Synoptic Climatology of Lake El’gygytgyn
In support of paleoclimate work being done at Lake El’gygytgyn an analysis of the synoptic climatology of Lake El’gygytgyn for the period 1960 to 2009 using a combination of global reanalysis and in-situ observations will be completed. This will result in an improved understanding of the relationship between near surface climate (temperature and precipitation) and changes in synoptic circulation. Analysis of any trends in temperature and precipitation over this period will also be completed, with any significant trends being attributed to changes in the frequency of occurrence of different synoptic patterns or to changes in the mean weather associated with given synoptic patterns.
The method of self-organizing maps (SOMs) described by Kohonen (2001) has proven quite useful in the construction of objective synoptic climatologies (e.g.

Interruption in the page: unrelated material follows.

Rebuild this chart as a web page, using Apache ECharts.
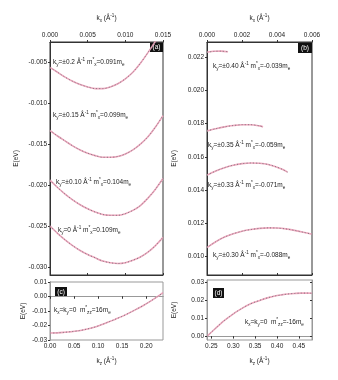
<!DOCTYPE html>
<html><head><meta charset="utf-8">
<script src="https://cdn.jsdelivr.net/npm/echarts@6/dist/echarts.min.js"></script>
<style>html,body{margin:0;padding:0;background:#fff}#c{width:338px;height:380px}</style>
</head><body><div id="c"></div>
<script>
// ---- Panel (a): E vs kx at several ky ----
const aK = [0, 0.001, 0.002, 0.003, 0.004, 0.005, 0.006, 0.007, 0.008, 0.009, 0.010, 0.011, 0.012, 0.013, 0.014, 0.015];
const a1E = [-0.0056, -0.0062, -0.0068, -0.0073, -0.0077, -0.0080, -0.0082, -0.0082, -0.0080, -0.0076, -0.0070, -0.0062, -0.0051, -0.0038, -0.0024, -0.0008];
const a2E = [-0.0133, -0.0140, -0.0146, -0.0152, -0.0157, -0.0161, -0.0164, -0.0166, -0.0166, -0.0165, -0.0162, -0.0157, -0.0150, -0.0141, -0.0129, -0.0115];
const a3E = [-0.0194, -0.0203, -0.0211, -0.0218, -0.0224, -0.0229, -0.0233, -0.0236, -0.0237, -0.0237, -0.0235, -0.0231, -0.0225, -0.0216, -0.0205, -0.0192];
const a4E = [-0.0250, -0.0259, -0.0267, -0.0274, -0.0280, -0.0285, -0.0289, -0.0293, -0.0295, -0.0296, -0.0295, -0.0292, -0.0288, -0.0282, -0.0274, -0.0264];
// ---- Panel (b) ----
const b1K = [0, 0.0004, 0.0008, 0.0012];
const b1E = [0.02228, 0.02234, 0.02235, 0.02231];
const b2K = [0, 0.0005, 0.001, 0.0015, 0.002, 0.0025, 0.003, 0.0032];
const b2E = [0.01756, 0.01769, 0.01780, 0.01788, 0.01793, 0.01793, 0.01786, 0.01780];
const b3K = [0, 0.0005, 0.001, 0.0015, 0.002, 0.0025, 0.003, 0.0035, 0.004, 0.0043, 0.0046];
const b3E = [0.0149, 0.01515, 0.01535, 0.0155, 0.01559, 0.01563, 0.01561, 0.01554, 0.01538, 0.01525, 0.01508];
const b4K = [0, 0.0005, 0.001, 0.0015, 0.002, 0.0025, 0.003, 0.0035, 0.004, 0.0045, 0.005, 0.0055, 0.006];
const b4E = [0.01055, 0.01090, 0.01118, 0.01138, 0.01153, 0.01163, 0.01170, 0.01173, 0.01172, 0.01167, 0.01158, 0.01147, 0.01135];
// ---- Panel (c): E vs kz ----
const cK = [0, 0.015, 0.03, 0.045, 0.06, 0.075, 0.09, 0.105, 0.12, 0.135, 0.15, 0.165, 0.18, 0.195, 0.21, 0.225, 0.235];
const cE = [-0.0252, -0.0251, -0.0247, -0.0242, -0.0236, -0.0226, -0.0214, -0.0197, -0.0178, -0.0158, -0.0137, -0.0113, -0.0087, -0.0060, -0.0030, 0.0002, 0.0026];
// ---- Panel (d): E vs kz ----
const dK = [0.241, 0.26, 0.275, 0.29, 0.305, 0.32, 0.335, 0.35, 0.365, 0.38, 0.395, 0.41, 0.425, 0.44, 0.455, 0.47, 0.48];
const dE = [0.0003, 0.0045, 0.0078, 0.0106, 0.0132, 0.0154, 0.0174, 0.0189, 0.0202, 0.0213, 0.0222, 0.0228, 0.0233, 0.0236, 0.0238, 0.0238, 0.0237];
// tick labels
const aXTicks = [0, 0.005, 0.010, 0.015];
const aYTicks = [-0.030, -0.025, -0.020, -0.015, -0.010, -0.005];
const bXTicks = [0, 0.002, 0.004, 0.006];
const bYTicks = [0.010, 0.012, 0.014, 0.016, 0.018, 0.020, 0.022];
const cXTicks = [0, 0.05, 0.10, 0.15, 0.20];
const cYTicks = [-0.03, -0.02, -0.01, 0.00, 0.01];
const dXTicks = [0.25, 0.30, 0.35, 0.40, 0.45];
const dYTicks = [0.00, 0.01, 0.02, 0.03];
// annotations
const aLabels = ['k_{y}=±0.2 Å^{-1} m^{*}_{x}=0.091m_{e}', 'k_{y}=±0.15 Å^{-1} m^{*}_{x}=0.099m_{e}',
  'k_{y}=±0.10 Å^{-1} m^{*}_{x}=0.104m_{e}', 'k_{y}=0 Å^{-1} m^{*}_{x}=0.109m_{e}'];
const bLabels = ['k_{y}=±0.40 Å^{-1} m^{*}_{x}=-0.039m_{e}', 'k_{y}=±0.35 Å^{-1} m^{*}_{x}=-0.059m_{e}',
  'k_{y}=±0.33 Å^{-1} m^{*}_{x}=-0.071m_{e}', 'k_{y}=±0.30 Å^{-1} m^{*}_{x}=-0.088m_{e}'];
const cLabel = 'k_{x}=k_{y}=0  m^{*}_{zz}=16m_{e}';
const dLabel = 'k_{x}=k_{y}=0  m^{*}_{zz}=-16m_{e}';

const FONT = 'Liberation Sans, Arial, sans-serif';
const RICH = {
  n: {fontSize: 6.5, lineHeight: 10, fontFamily: FONT, color: '#222'},
  s: {fontSize: 4.6, lineHeight: 6, verticalAlign: 'bottom', fontFamily: FONT, color: '#222'},
  p: {fontSize: 4.6, lineHeight: 6, verticalAlign: 'top', fontFamily: FONT, color: '#222'}
};
function rich(s) {
  return s.replace(/([_^])\{([^}]*)\}|([^_^]+)/g, (m, op, inner, plain) =>
    plain !== undefined ? '{n|' + plain + '}' : (op === '_' ? '{s|' : '{p|') + inner + '}');
}
const grids = [
  {left: 50, top: 42, width: 113, height: 233},
  {left: 207, top: 42, width: 105, height: 233},
  {left: 50, top: 282, width: 113, height: 58},
  {left: 207, top: 280, width: 105, height: 60}
].map((g, i) => Object.assign(g, {show: true, borderColor: i < 2 ? '#333' : '#999', borderWidth: 1, backgroundColor: 'transparent'}));

const ranges = {
  x: [[0, 0.015], [0, 0.006], [0, 0.235], [0.24, 0.48]],
  y: [[-0.031, -0.0025], [0.0089, 0.0229], [-0.03, 0.01], [-0.002, 0.031]]
};
const xt = [aXTicks, bXTicks, cXTicks, dXTicks];
const yt = [aYTicks, bYTicks, cYTicks, dYTicks];
const xdig = [3, 3, 2, 2], ydig = [3, 3, 2, 2];
const lblStyle = {fontSize: 6.5, color: '#222', fontFamily: FONT};
const kName = (v) => rich('k_{' + v + '} (Å^{-1})');

function axis(kind, i, main) {
  const r = ranges[kind][i];
  const ticks = kind === 'x' ? xt[i] : yt[i];
  const dig = kind === 'x' ? xdig[i] : ydig[i];
  const lineColor = i < 2 ? '#333' : '#999';
  const o = {
    type: 'value', gridIndex: i, min: r[0], max: r[1], scale: true,
    splitLine: {show: false},
    axisLine: {show: true, lineStyle: {color: lineColor, width: 1}},
    axisTick: {show: true, customValues: ticks, inside: !main, length: 2, lineStyle: {color: '#333'}},
    axisLabel: {show: main, customValues: ticks, margin: 3, formatter: v => v.toFixed(dig), ...lblStyle}
  };
  if (kind === 'x') {
    const topMain = i < 2;
    o.position = (main === topMain) ? 'top' : 'bottom';
    if (main) {
      o.name = kName(i < 2 ? 'x' : 'z');
      o.nameLocation = 'middle';
      o.nameGap = i < 2 ? 19 : 16;
      o.nameTextStyle = {rich: RICH};
    }
  } else {
    o.position = main ? 'left' : 'right';
    if (main) {
      o.name = 'E(eV)';
      o.nameLocation = 'middle';
      o.nameRotate = 90;
      o.nameGap = [30, 29, 23, 29][i];
      o.nameTextStyle = {fontSize: 6.5, fontFamily: FONT, color: '#222'};
    }
  }
  return o;
}
const xAxis = [0, 1, 2, 3].map(i => axis('x', i, true)).concat([0, 1, 2, 3].map(i => axis('x', i, false)));
const yAxis = [0, 1, 2, 3].map(i => axis('y', i, true)).concat([0, 1, 2, 3].map(i => axis('y', i, false)));

function curve(K, E, gi) {
  const d = K.map((k, j) => [k, E[j]]);
  const base = {type: 'line', xAxisIndex: gi, yAxisIndex: gi, data: d, smooth: 0.3, showSymbol: false, silent: true, animation: false, clip: true};
  return [
    Object.assign({}, base, {lineStyle: {color: '#eca6bc', width: 1.6}}),
    Object.assign({}, base, {lineStyle: {color: '#847680', width: 1, type: [1, 2.2]}})
  ];
}
const series = [].concat(
  curve(aK, a1E, 0), curve(aK, a2E, 0), curve(aK, a3E, 0), curve(aK, a4E, 0),
  curve(b1K, b1E, 1), curve(b2K, b2E, 1), curve(b3K, b3E, 1), curve(b4K, b4E, 1),
  curve(cK, cE, 2), curve(dK, dE, 3)
);

function txt(x, y, s) {
  return {type: 'text', x: x, y: y, silent: true, style: {text: rich(s), rich: RICH, fill: '#222', verticalAlign: 'middle', align: 'left'}};
}
function badge(x, y, w, h, s) {
  return [
    {type: 'rect', shape: {x: x, y: y, width: w, height: h}, style: {fill: '#111'}, silent: true},
    {type: 'text', x: x + w / 2, y: y + h / 2, silent: true, style: {text: s, fill: '#fff', fontSize: 6.5, fontFamily: FONT, align: 'center', verticalAlign: 'middle'}}
  ];
}
const graphic = [].concat(
  [txt(53, 62, aLabels[0]), txt(53, 115, aLabels[1]), txt(56, 182, aLabels[2]), txt(58, 230, aLabels[3]),
   txt(213, 66, bLabels[0]), txt(208, 145, bLabels[1]), txt(208, 185, bLabels[2]), txt(213, 255, bLabels[3]),
   txt(54, 310, cLabel), txt(245, 322, dLabel)],
  badge(150, 42, 13, 10, '(a)'), badge(298, 43, 14, 10, '(b)'),
  badge(55, 287, 12, 10, '(c)'), badge(213, 288, 11, 10, '(d)')
);

const chart = echarts.init(document.getElementById('c'), null, {renderer: 'canvas'});
chart.setOption({animation: false, backgroundColor: '#fff', grid: grids, xAxis: xAxis, yAxis: yAxis, series: series, graphic: graphic});
</script>
</body></html>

Hewitson and Crane 2002 Cassano et al. 2006, 2007). For this project we will apply the SOM technique to the 40+ year European Centre for Medium Range Weather Forecasts (ECMWF) reanalysis (ERA40) and the National Center for Environmental Prediction (NCEP) / National Center for Atmospheric Research (NCAR) reanalysis (NNR). The synoptic climatology will be based on sea level pressure from both reanalyses. Using the SOM technique we will identify the primary 35 weather patterns that control the weather and climate of the Lake El’gygytgyn region. The frequency of occurrence of these weather patterns will be determined based on the reanalysis data for seasonal and annual time periods. We will also identify changes in the frequency of these weather patterns over the study period (from 1958-present). Average temperature and precipitation will be calculated for each of the weather patterns, using both the reanalysis data and available in-situ observations (which will be provided by collaborators at the University of Alaska – Fairbanks). Changes in the mean temperature and precipitation for each pattern over the period of analysis will be determined. As shown in Cassano et al. (2007) the combination of information on changes in synoptic weather pattern frequency and changes in mean atmospheric state for each weather pattern will allow for partitioning of the observed trends into dynamics (frequency change) and thermodynamic (changes in mean state) components. The results of this synoptic climatology analysis will provide a summary of the atmospheric circulation controls on Lake El’gygytgyn weather and climate.
This research is supported by the University of Alaska - Fairbanks.